Jumlah Pembaca : 10
Oleh: Lina Mariam
(Orang tua siswa/bendahara komite)
Banyak orang tua yang tidak menyadari bahwa lisan itu setajam anak panah. Sekali terucap, kata-kata bisa menjadi takdir bagi diri sendiri, juga bagi anak-anak kita. Dalam pengasuhan, setiap kata yang keluar dari mulut orang tua dapat menjadi doa atau luka. Apalagi bagi telinga kecil yang masih jernih dan jiwa yang sedang tumbuh, kata-kata kita membentuk cara mereka melihat diri sendiri dan dunia.
Setiap kata bisa diaminkan langit dan dikabulkan oleh Allah. Padahal, anak-anak hanya membutuhkan pelukan dalam bentuk kalimat dan tangki kasih sayang yang penuh dari kita. Mereka butuh kata-kata yang menenangkan, menumbuhkan, dan membuat mereka merasa aman serta dicintai. Semoga kita lebih berhati-hati agar ucapan kita tidak menjauhkan anak dari rasa aman dan cinta.
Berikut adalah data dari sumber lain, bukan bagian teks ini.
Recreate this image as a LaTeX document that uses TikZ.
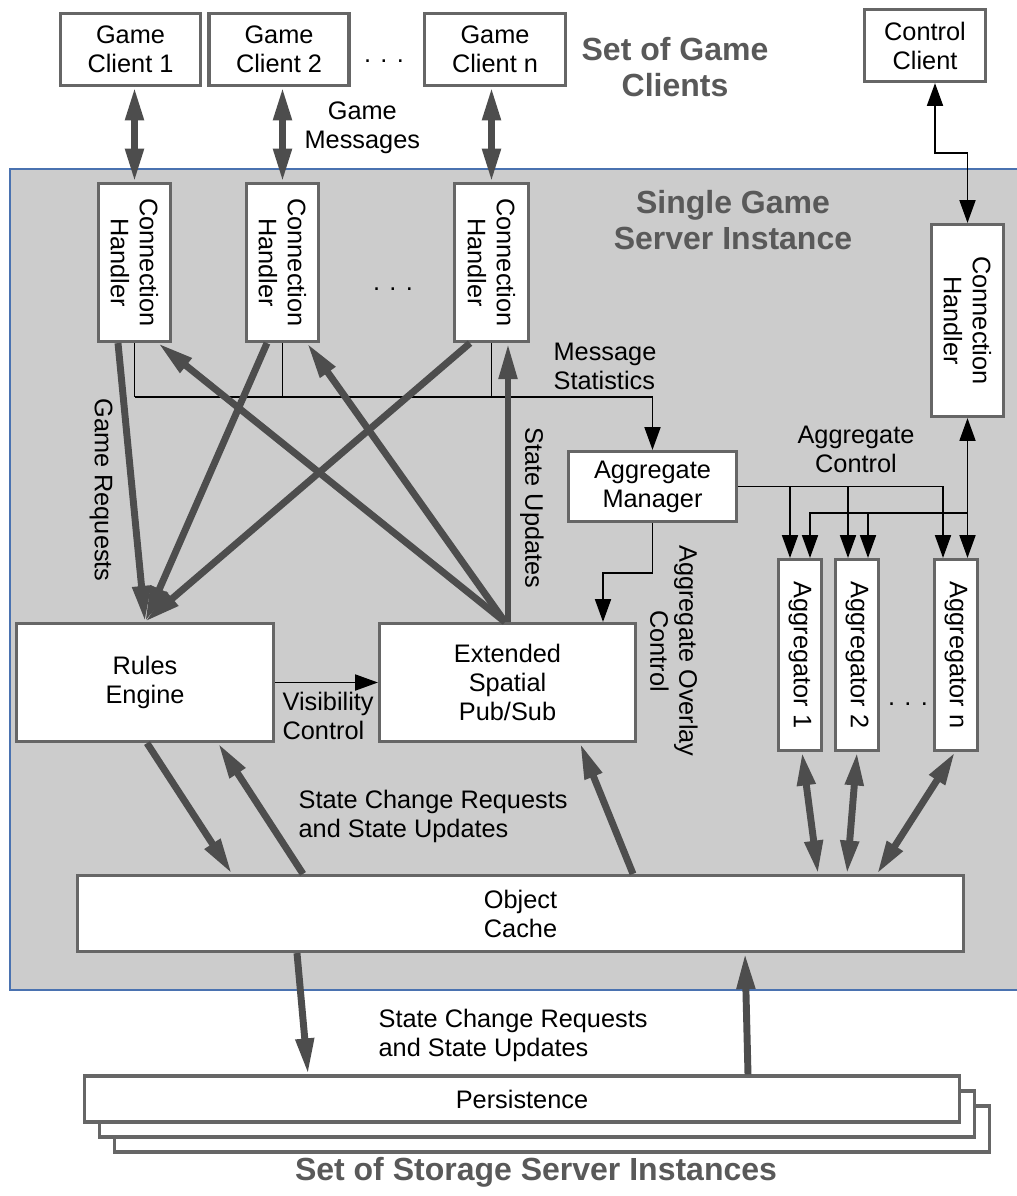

Dalam perjalanan menjadi orang tua, mudah sekali kita terjebak pada standar dunia: anak harus berprestasi, rumah harus selalu rapi, dan kehidupan harus terlihat ideal. Seolah-olah kita sedang membangun portofolio pencapaian demi pencapaian yang bisa dilihat orang lain.
Padahal, kita tidak sedang membangun portofolio dunia. Kita sedang menanam warisan untuk akhirat. Pengasuhan bukan hanya tentang hasil yang tampak hari ini, melainkan ladang amal jangka panjang. Setiap kesabaran kita, setiap pelukan, dan setiap doa yang kita bisikkan dalam gelap akan menjadi saksi cinta kita kepada Allah.
Saat kita mendampingi anak melewati tantrum dengan tenang, menasihati dengan lembut meski hati sedang lelah, mengajarkan shalat, dzikir, dan kebaikan, semua itu mungkin tidak viral di dunia. Namun, semua itu dikenali dan dicatat oleh langit.
Kelak, ketika kita tidak lagi ada di dunia ini, yang kita tinggalkan bukan hanya kenangan, melainkan jejak iman, teladan kasih sayang, dan nilai-nilai hidup yang akan anak-anak teruskan. Itulah amal jariyah yang sejati.